Source material:

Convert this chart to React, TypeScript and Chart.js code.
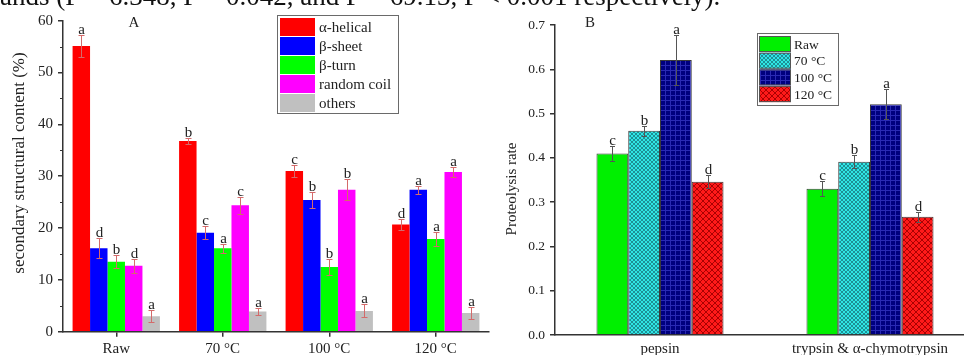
import React, { useEffect, useRef } from 'react';
import { Chart, registerables } from 'chart.js';
Chart.register(...registerables);

const FONT = "'Liberation Serif', 'Times New Roman', serif";

// ---------- Panel A data ----------
const catsA = ['Raw', '70 °C', '100 °C', '120 °C'];
const seriesA = ['α-helical', 'β-sheet', 'β-turn', 'random coil', 'others'];
const alphaHelical = [55.1, 36.8, 31.0, 20.7];
const betaSheet = [16.1, 19.1, 25.4, 27.4];
const betaTurn = [13.5, 16.1, 12.5, 17.9];
const randomCoil = [12.7, 24.4, 27.4, 30.8];
const othersA = [3.0, 3.9, 4.0, 3.6];
const errAlpha = [2.1, 0.5, 1.2, 1.0];
const errSheet = [1.9, 1.2, 1.5, 0.8];
const errTurn = [1.3, 0.9, 1.6, 1.4];
const errCoil = [1.4, 1.6, 2.0, 0.9];
const errOthers = [1.1, 0.65, 1.25, 1.1];
const letAlpha = ['a', 'b', 'c', 'd'];
const letSheet = ['d', 'c', 'b', 'a'];
const letTurn = ['b', 'a', 'b', 'a'];
const letCoil = ['d', 'c', 'b', 'a'];
const letOthers = ['a', 'a', 'a', 'a'];
const colorsA = ['#ff0000', '#0000ff', '#00ff00', '#ff00ff', '#c0c0c0'];
const yTicksA = { min: 0, max: 60, step: 10, minor: 5 };

// ---------- Panel B data ----------
const catsB = ['pepsin', 'trypsin & α-chymotrypsin'];
const seriesB = ['Raw', '70 °C', '100 °C', '120 °C'];
const rawB = [0.410, 0.330];
const t70B = [0.461, 0.391];
const t100B = [0.621, 0.521];
const t120B = [0.346, 0.267];
const errRawB = [0.016, 0.017];
const err70B = [0.011, 0.015];
const err100B = [0.056, 0.034];
const err120B = [0.015, 0.011];
const letRawB = ['c', 'c'];
const let70B = ['b', 'b'];
const let100B = ['a', 'a'];
const let120B = ['d', 'd'];
const yTicksB = { min: 0, max: 0.7, step: 0.1 };

const topText = 'ands (F = 6.348, P = 0.042, and F = 69.13, P < 0.001 respectively).';

function makePattern(ctx: CanvasRenderingContext2D, kind: string) {
  const c = document.createElement('canvas');
  const g = c.getContext('2d')!;
  if (kind === 'cyan') {
    c.width = 4; c.height = 4;
    g.fillStyle = '#2fe6e6'; g.fillRect(0, 0, 4, 4);
    g.strokeStyle = '#1a7a80'; g.lineWidth = 0.8;
    g.beginPath();
    g.moveTo(0, 0); g.lineTo(4, 4);
    g.moveTo(4, 0); g.lineTo(0, 4);
    g.stroke();
  } else if (kind === 'navy') {
    c.width = 5; c.height = 5;
    g.fillStyle = '#00007e'; g.fillRect(0, 0, 5, 5);
    g.fillStyle = '#2a2ab4';
    g.fillRect(0, 0, 5, 1);
    g.fillRect(0, 0, 1, 5);
  } else {
    c.width = 6; c.height = 6;
    g.fillStyle = '#ff1a1a'; g.fillRect(0, 0, 6, 6);
    g.strokeStyle = '#a00000'; g.lineWidth = 0.9;
    g.beginPath();
    g.moveTo(0, 0); g.lineTo(6, 6);
    g.moveTo(6, 0); g.lineTo(0, 6);
    g.stroke();
  }
  return ctx.createPattern(c, 'repeat')!;
}

const errPlugin = {
  id: 'errbars',
  afterDatasetsDraw(chart: any, _a: any, opts: any) {
    const { ctx } = chart;
    const ys = chart.scales.y;
    opts.errors.forEach((errs: number[], i: number) => {
      const meta = chart.getDatasetMeta(i);
      const data = chart.data.datasets[i].data;
      meta.data.forEach((el: any, j: number) => {
        const v = data[j];
        const e = errs[j];
        const yt = Math.round(ys.getPixelForValue(v + e)) + 0.5;
        const yb = Math.round(ys.getPixelForValue(v - e)) + 0.5;
        const x = Math.round(el.x) + 0.5;
        ctx.save();
        ctx.strokeStyle = opts.color;
        ctx.lineWidth = 1;
        ctx.beginPath();
        ctx.moveTo(x, yt); ctx.lineTo(x, yb);
        ctx.moveTo(x - opts.cap, yt); ctx.lineTo(x + opts.cap, yt);
        ctx.moveTo(x - opts.cap, yb); ctx.lineTo(x + opts.cap, yb);
        ctx.stroke();
        ctx.fillStyle = '#222';
        ctx.font = `15px ${FONT}`;
        ctx.textAlign = 'center';
        ctx.textBaseline = 'alphabetic';
        ctx.fillText(opts.letters[i][j], x, yt - 2);
        ctx.restore();
      });
    });
  },
};

const decoPlugin = {
  id: 'deco',
  afterDraw(chart: any, _a: any, o: any) {
    const { ctx } = chart;
    ctx.save();
    ctx.fillStyle = '#222';
    ctx.font = `15px ${FONT}`;
    ctx.textAlign = 'center';
    ctx.textBaseline = 'middle';
    ctx.fillText(o.panel.text, o.panel.x, o.panel.y);
    ctx.save();
    ctx.translate(o.ytitle.x, o.ytitle.y);
    ctx.rotate(-Math.PI / 2);
    ctx.font = `${o.ytitle.size}px ${FONT}`;
    ctx.fillText(o.ytitle.text, 0, 0);
    ctx.restore();
    if (o.minor) {
      const ys = chart.scales.y;
      const x0 = chart.chartArea.left;
      ctx.strokeStyle = '#333';
      ctx.lineWidth = 1;
      ctx.beginPath();
      for (let v = o.minor.start; v < o.minor.max; v += o.minor.step) {
        const y = Math.round(ys.getPixelForValue(v)) + 0.5;
        ctx.moveTo(x0 - 3, y); ctx.lineTo(x0, y);
      }
      ctx.stroke();
    }
    const L = o.legend;
    ctx.fillStyle = '#fff';
    ctx.fillRect(L.x, L.y, L.w, L.h);
    ctx.strokeStyle = '#6a6a6a';
    ctx.lineWidth = 1;
    ctx.strokeRect(L.x + 0.5, L.y + 0.5, L.w, L.h);
    ctx.font = `${L.size}px ${FONT}`;
    ctx.textAlign = 'left';
    ctx.textBaseline = 'middle';
    L.items.forEach((it: any, k: number) => {
      const sy = L.sy + k * L.pitch;
      ctx.fillStyle = it.fill;
      ctx.fillRect(L.sx, sy, L.sw, L.sh);
      if (L.sborder) {
        ctx.strokeStyle = L.sborder;
        ctx.strokeRect(L.sx + 0.5, sy + 0.5, L.sw - 1, L.sh - 1);
      }
      ctx.fillStyle = '#222';
      ctx.fillText(it.label, L.tx, sy + L.sh / 2 + 1);
    });
    ctx.restore();
  },
};

function ChartA() {
  const ref = useRef<HTMLCanvasElement>(null);
  useEffect(() => {
    const values = [alphaHelical, betaSheet, betaTurn, randomCoil, othersA];
    const chart = new Chart(ref.current!, {
      type: 'bar',
      data: {
        labels: catsA,
        datasets: seriesA.map((s, i) => ({
          label: s,
          data: values[i],
          backgroundColor: colorsA[i],
          borderWidth: 0,
          barPercentage: 1,
          categoryPercentage: 0.82,
        })),
      },
      options: {
        animation: false,
        responsive: false,
        devicePixelRatio: 1,
        events: [],
        layout: { padding: { left: 0, right: 6, top: 20.7, bottom: 0 } },
        scales: {
          x: {
            offset: true,
            grid: { display: true, offset: false, drawOnChartArea: false, drawTicks: true, tickLength: 5, tickColor: '#333', lineWidth: 1.5 },
            border: { color: '#333', width: 1.5 },
            ticks: { font: { family: FONT, size: 15 }, color: '#222', padding: 3, maxRotation: 0 },
            afterFit: (s: any) => { s.height = 23.3; },
          },
          y: {
            min: yTicksA.min,
            max: yTicksA.max,
            ticks: { stepSize: yTicksA.step, font: { family: FONT, size: 15 }, color: '#222', padding: 5 },
            grid: { drawOnChartArea: false, drawTicks: true, tickLength: 5, tickColor: '#333', lineWidth: 1.5 },
            border: { color: '#333', width: 1.5 },
            afterFit: (s: any) => { s.width = 63; },
          },
        },
        plugins: {
          legend: { display: false },
          tooltip: { enabled: false },
          errbars: {
            errors: [errAlpha, errSheet, errTurn, errCoil, errOthers],
            letters: [letAlpha, letSheet, letTurn, letCoil, letOthers],
            color: '#d46a6a',
            cap: 3,
          },
          deco: {
            panel: { text: 'A', x: 134, y: 23 },
            ytitle: { text: 'secondary structural content (%)', x: 20, y: 163, size: 17 },
            minor: { start: yTicksA.minor, max: yTicksA.max, step: yTicksA.step },
            legend: {
              x: 277, y: 15, w: 121, h: 98, size: 15,
              sx: 280, sy: 18, sw: 35, sh: 18, pitch: 19, tx: 319,
              items: seriesA.map((s, i) => ({ label: s, fill: colorsA[i] })),
            },
          },
        } as any,
      },
      plugins: [errPlugin, decoPlugin],
    } as any);
    return () => chart.destroy();
  }, []);
  return <canvas ref={ref} width={495} height={355} style={{ position: 'absolute', left: 0, top: 0, width: 495, height: 355 }} />;
}

function ChartB() {
  const ref = useRef<HTMLCanvasElement>(null);
  useEffect(() => {
    const ctx = ref.current!.getContext('2d')!;
    const fills: any[] = ['#00f000', makePattern(ctx, 'cyan'), makePattern(ctx, 'navy'), makePattern(ctx, 'red')];
    const values = [rawB, t70B, t100B, t120B];
    const chart = new Chart(ref.current!, {
      type: 'bar',
      data: {
        labels: catsB,
        datasets: seriesB.map((s, i) => ({
          label: s,
          data: values[i],
          backgroundColor: fills[i],
          borderColor: '#3a3a3a',
          borderWidth: 1,
          barPercentage: 1,
          categoryPercentage: 0.605,
        })),
      },
      options: {
        animation: false,
        responsive: false,
        devicePixelRatio: 1,
        events: [],
        layout: { padding: { left: 0, right: 5, top: 25, bottom: 0 } },
        scales: {
          x: {
            offset: true,
            grid: { display: true, offset: false, drawOnChartArea: false, drawTicks: false },
            border: { color: '#333', width: 1.5 },
            ticks: { font: { family: FONT, size: 15 }, color: '#222', padding: 5, maxRotation: 0 },
            afterFit: (s: any) => { s.height = 20; },
          },
          y: {
            min: yTicksB.min,
            max: yTicksB.max,
            ticks: {
              stepSize: yTicksB.step,
              font: { family: FONT, size: 13.5 },
              color: '#222',
              padding: 5,
              callback: (v: any) => Number(v).toFixed(1),
            },
            grid: { drawOnChartArea: false, drawTicks: true, tickLength: 5, tickColor: '#333', lineWidth: 1.5 },
            border: { color: '#333', width: 1.5 },
            afterFit: (s: any) => { s.width = 65; },
          },
        },
        plugins: {
          legend: { display: false },
          tooltip: { enabled: false },
          errbars: {
            errors: [errRawB, err70B, err100B, err120B],
            letters: [letRawB, let70B, let100B, let120B],
            color: '#555',
            cap: 2.5,
          },
          deco: {
            panel: { text: 'B', x: 100, y: 23 },
            ytitle: { text: 'Proteolysis rate', x: 22, y: 189, size: 15 },
            legend: {
              x: 267, y: 33, w: 81, h: 72, size: 13.5,
              sx: 269, sy: 36, sw: 32, sh: 16, pitch: 16.7, tx: 304,
              sborder: '#555',
              items: seriesB.map((s, i) => ({ label: s, fill: fills[i] })),
            },
          },
        } as any,
      },
      plugins: [errPlugin, decoPlugin],
    } as any);
    return () => chart.destroy();
  }, []);
  return <canvas ref={ref} width={490} height={355} style={{ position: 'absolute', left: 490, top: 0, width: 490, height: 355 }} />;
}

export default function App() {
  return (
    <div style={{ position: 'absolute', left: 0, top: 0, width: 964, height: 355, overflow: 'hidden', background: '#fff' }}>
      <ChartA />
      <ChartB />
      <div
        style={{
          position: 'absolute',
          top: -17,
          left: 0,
          fontFamily: FONT,
          fontSize: 27,
          lineHeight: '27px',
          whiteSpace: 'nowrap',
          color: '#111',
        }}
      >
        {topText}
      </div>
    </div>
  );
}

Requirements: Your task is to restate word for word the lines from the top of the data to the line containing "Serif', 'Times New", both ends included, with every picture left out.

Reply:
Convert this chart to React, TypeScript and Chart.js code.
import React, { useEffect, useRef } from 'react';
import { Chart, registerables } from 'chart.js';
Chart.register(...registerables);

const FONT = "'Liberation Serif', 'Times New Roman', serif";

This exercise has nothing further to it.